====== Information shown
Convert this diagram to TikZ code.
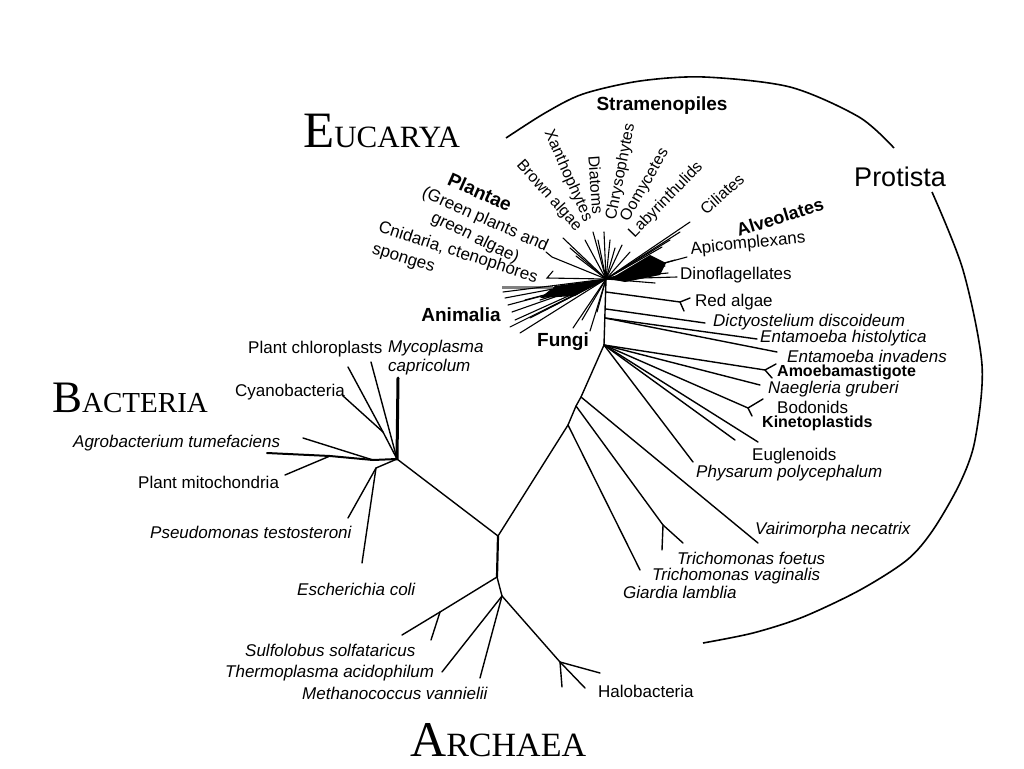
\documentclass[tikz,border=0pt]{standalone}
\usepackage{fontspec}
\setmainfont{Liberation Sans}
\newfontfamily\serifT{Liberation Serif}
\begin{document}
\begin{tikzpicture}[x=1pt,y=-1pt,
  br/.style={line width=1.4pt,line cap=round,line join=round},
  fan/.style={line width=1.1pt,line cap=round},
  lab/.style={inner sep=0pt,anchor=west,font=\fontsize{17}{19}\selectfont},
  ilab/.style={inner sep=0pt,anchor=west,font=\itshape\fontsize{17}{19}\selectfont},
  blab/.style={inner sep=0pt,font=\bfseries\fontsize{19}{21}\selectfont},
  rlab/.style={inner sep=0pt,font=\fontsize{16}{18}\selectfont},
  title/.style={inner sep=0pt,anchor=base west,text depth=0pt,font=\serifT},
  hull/.style={line width=1.6pt}]
\useasboundingbox (0,0) rectangle (1024,768);

% ---------- titles ----------
\node[title] (teu) at (303,147) {\fontsize{51}{51}\selectfont E\fontsize{31}{31}\selectfont UCARYA};
\node[title] (tba) at (52,412) {\fontsize{45}{45}\selectfont B\fontsize{29}{29}\selectfont ACTERIA};
\node[title] (tar) at (410,756) {\fontsize{50}{50}\selectfont A\fontsize{34}{34}\selectfont RCHAEA};
\node[inner sep=0pt,font=\fontsize{27}{30}\selectfont] (tpr) at (900,177) {Protista};

% ---------- Protista boundary ----------
\draw[hull] plot[smooth] coordinates {(506,138) (545,113) (583,94) (640,81) (704,77) (790,87) (859,117) (894,148)};
\draw[hull] plot[smooth] coordinates {(932,192) (963,270) (982,365) (975,440) (960,483) (933,530) (907,560) (860,590) (803,617) (753,633) (703,643)};

% ---------- main nodes ----------
\coordinate (R) at (498,536);
\coordinate (A1) at (497,577);
\coordinate (A2) at (502,596);
\coordinate (B) at (397,459);
\coordinate (E1) at (568,425);
\coordinate (E2) at (576,406);
\coordinate (E3) at (581,397);
\coordinate (F) at (604,345);
\coordinate (C) at (606,279);

\draw[br,line width=2.2pt] (A1) -- (R);
\draw[br] (A2) -- (A1);
\draw[br] (R) -- (B);
\draw[br] (R) -- (E1) -- (E2) -- (E3) -- (F) -- (C);

% ---------- Archaea ----------
\coordinate (sf) at (440,612);
\coordinate (tSul) at (402,635);
\coordinate (tSul2) at (431,640);
\coordinate (tThe) at (442,672);
\coordinate (tMet) at (480,678);
\coordinate (hN) at (560,662);
\coordinate (tH1) at (562,687);
\coordinate (tH2) at (585,688);
\coordinate (tH3) at (600,673);
\draw[br] (A1) -- (sf) -- (tSul);
\draw[br] (sf) -- (tSul2);
\draw[br] (A2) -- (tThe);
\draw[br] (A2) -- (tMet);
\draw[br] (A2) -- (hN) -- (tH1);
\draw[br] (hN) -- (tH2);
\draw[br] (hN) -- (tH3);

\node[ilab] (lSul) at (245,650) {Sulfolobus solfataricus};
\node[ilab] (lThe) at (225,673) {Thermoplasma acidophilum};
\node[ilab] (lMet) at (302,693) {Methanococcus vannielii};
\node[lab] (lHal) at (598,691) {Halobacteria};

% ---------- Bacteria ----------
\coordinate (Bc) at (383,432);
\coordinate (Bh) at (373,460);
\coordinate (Bp) at (330,456);
\coordinate (Bd) at (376,468);
\coordinate (tMyc) at (398,378);
\coordinate (tPc1) at (348,367);
\coordinate (tPc2) at (371,362);
\coordinate (tCy) at (342,395);
\coordinate (tAg) at (303,438);
\coordinate (tPmH) at (267,453);
\coordinate (tPm) at (285,475);
\coordinate (tPs) at (348,518);
\coordinate (tEc) at (362,563);
\draw[br,line width=3pt] (B) -- (tMyc);
\draw[br] (B) -- (Bc) -- (tPc1);
\draw[br] (Bc) -- (tCy);
\draw[br] (B) -- (tPc2);
\draw[br,line width=2pt] (B) -- (Bh) -- (Bp) -- (tPmH);
\draw[br] (Bh) -- (tAg);
\draw[br] (Bp) -- (tPm);
\draw[br] (B) -- (Bd) -- (tPs);
\draw[br] (Bd) -- (tEc);

\node[lab] (lPc) at (248,349) {Plant chloroplasts};
\node[ilab] (lMy) at (388,348) {Mycoplasma};
\node[ilab] (lMy2) at (388,367) {capricolum};
\node[lab] (lCy) at (235,392) {Cyanobacteria};
\node[ilab] (lAg) at (73,443) {Agrobacterium tumefaciens};
\node[lab] (lPm) at (138,482) {Plant mitochondria};
\node[ilab] (lPs) at (150,532) {Pseudomonas testosteroni};
\node[ilab] (lEc) at (297,589) {Escherichia coli};

% ---------- Eucarya: protist branches ----------
\coordinate (sRed) at (606,292);
\coordinate (sDic) at (606,309);
\coordinate (sEnt) at (605,318);
\coordinate (tRed) at (680,302);
\coordinate (tRa) at (690,298);
\coordinate (tRb) at (684,311);
\coordinate (tDic) at (705,323);
\coordinate (tEh) at (757,339);
\coordinate (tEi) at (777,352);
\coordinate (tAm) at (765,370);
\coordinate (tAma) at (776,364);
\coordinate (tAmb) at (772,378);
\coordinate (tNa) at (760,385);
\coordinate (tBo) at (748,408);
\coordinate (tBoa) at (763,399);
\coordinate (tBob) at (752,416);
\coordinate (tEu1) at (735,440);
\coordinate (tEu2) at (758,442);
\coordinate (tPh) at (693,462);
\coordinate (tVa) at (758,543);
\coordinate (tTr) at (663,525);
\coordinate (tTra) at (662,550);
\coordinate (tTrb) at (683,543);
\coordinate (tGi) at (640,570);

\draw[br] (sRed) -- (tRed) -- (tRa);
\draw[br] (tRed) -- (tRb);
\draw[br] (sDic) -- (tDic);
\draw[br] (sEnt) -- (tEh);
\draw[br] (sEnt) -- (tEi);
\draw[br] (F) -- (tAm) -- (tAma);
\draw[br] (tAm) -- (tAmb);
\draw[br] (F) -- (tNa);
\draw[br] (F) -- (tBo) -- (tBoa);
\draw[br] (tBo) -- (tBob);
\draw[br] (F) -- (tEu1);
\draw[br] (F) -- (tEu2);
\draw[br] (F) -- (tPh);
\draw[br] (E3) -- (tVa);
\draw[br] (E2) -- (tTr) -- (tTra);
\draw[br] (tTr) -- (tTrb);
\draw[br] (E1) -- (tGi);

\node[lab] (lDin) at (680,275) {Dinoflagellates};
\node[lab] (lRed) at (695,302) {Red algae};
\node[ilab] (lDic) at (713,322) {Dictyostelium discoideum};
\node[ilab] (lEh) at (760,338) {Entamoeba histolytica};
\node[ilab] (lEi) at (787,356) {Entamoeba invadens};
\node[lab,font=\bfseries\fontsize{16}{18}\selectfont] (lAm) at (777,372) {Amoebamastigote};
\node[ilab] (lNa) at (768,389) {Naegleria gruberi};
\node[lab] (lBo) at (777,407) {Bodonids};
\node[lab,font=\bfseries\fontsize{16}{18}\selectfont] (lKi) at (762,423) {Kinetoplastids};
\node[lab] (lEu) at (752,456) {Euglenoids};
\node[ilab] (lPh) at (696,473) {Physarum polycephalum};
\node[ilab] (lVa) at (755,530) {Vairimorpha necatrix};
\node[ilab] (lTf) at (677,558) {Trichomonas foetus};
\node[ilab] (lTv) at (652,576) {Trichomonas vaginalis};
\node[ilab] (lGi) at (623,592) {Giardia lamblia};

% ---------- Eucarya crown ----------
% Alveolates wedge
\fill (610,279) -- (650,255) -- (666,263) -- (660,275) -- (625,282) -- cycle;
\foreach \p in {(690,222),(680,232),(670,240),(662,247),(687,257),(675,260),(665,266),(677,277),(668,273),(655,283)}
  \draw[fan] (C) -- \p;
% Stramenopiles
\foreach \p in {(563,238),(570,248),(576,256),(585,240),(593,232),(598,240),(604,232),(610,240),(615,248),(622,245),(630,252)}
  \draw[fan] (C) -- \p;
% Plantae, Cnidaria
\draw[fan] (C) -- (552,257) -- (546,252);
\draw[fan] (C) -- (547,278) -- (553,271);
% Animalia
\fill (606,279) -- (555,286) -- (540,298) -- (575,296) -- cycle;
\draw[line width=3pt,gray] (502,287) -- (553,287);
\foreach \p in {(503,292),(505,298),(508,305),(512,312),(515,320),(510,327),(520,333),(530,318),(540,300),(525,300),(545,310)}
  \draw[fan] (C) -- \p;
% Fungi
\foreach \p in {(573,328),(582,320),(590,331),(597,312)}
  \draw[fan] (C) -- \p;

% crown labels
\node[blab] (lStr) at (662,106) {Stramenopiles};
\node[rlab,rotate=-48] (lBr) at (549,196) {Brown algae};
\node[rlab,rotate=-66] (lXa) at (568,176) {Xanthophytes};
\node[rlab,rotate=-86] (lDi) at (596,185) {Diatoms};
\node[rlab,rotate=79] (lCh) at (621,172) {Chrysophytes};
\node[rlab,rotate=60] (lOo) at (645,185) {Oomycetes};
\node[rlab,rotate=46] (lLa) at (666,200) {Labyrinthulids};
\node[rlab,rotate=42] (lCi) at (722,194) {Ciliates};
\node[blab,font=\bfseries\fontsize{18}{20}\selectfont,rotate=17] (lAl) at (780,217) {Alveolates};
\node[rlab,font=\fontsize{17}{19}\selectfont,rotate=6] (lAp) at (748,244) {Apicomplexans};
\node[blab,rotate=-24] (lPl) at (480,192) {Plantae};
\node[rlab,font=\fontsize{17}{19}\selectfont,rotate=-24] (lPl2) at (485,220) {(Green plants and};
\node[rlab,font=\fontsize{17}{19}\selectfont,rotate=-26] (lPl3) at (475,238) {green algae)};
\node[rlab,font=\fontsize{17}{19}\selectfont,rotate=-18] (lCn) at (458,253) {Cnidaria, ctenophores};
\node[rlab,font=\fontsize{17}{19}\selectfont,rotate=-17] (lSp) at (403,260) {sponges};
\node[blab] (lAn) at (461,315) {Animalia};
\node[blab] (lFu) at (563,342) {Fungi};
\end{tikzpicture}
\end{document}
============
Exercise aim:
Repeat, exactly and in full, each line from the start of the data to the line that contains "(0,0) rectangle (1024,768);". Pictures do not go in.

Reply:
Convert this diagram to TikZ code.
\documentclass[tikz,border=0pt]{standalone}
\usepackage{fontspec}
\setmainfont{Liberation Sans}
\newfontfamily\serifT{Liberation Serif}
\begin{document}
\begin{tikzpicture}[x=1pt,y=-1pt,
  br/.style={line width=1.4pt,line cap=round,line join=round},
  fan/.style={line width=1.1pt,line cap=round},
  lab/.style={inner sep=0pt,anchor=west,font=\fontsize{17}{19}\selectfont},
  ilab/.style={inner sep=0pt,anchor=west,font=\itshape\fontsize{17}{19}\selectfont},
  blab/.style={inner sep=0pt,font=\bfseries\fontsize{19}{21}\selectfont},
  rlab/.style={inner sep=0pt,font=\fontsize{16}{18}\selectfont},
  title/.style={inner sep=0pt,anchor=base west,text depth=0pt,font=\serifT},
  hull/.style={line width=1.6pt}]
\useasboundingbox (0,0) rectangle (1024,768);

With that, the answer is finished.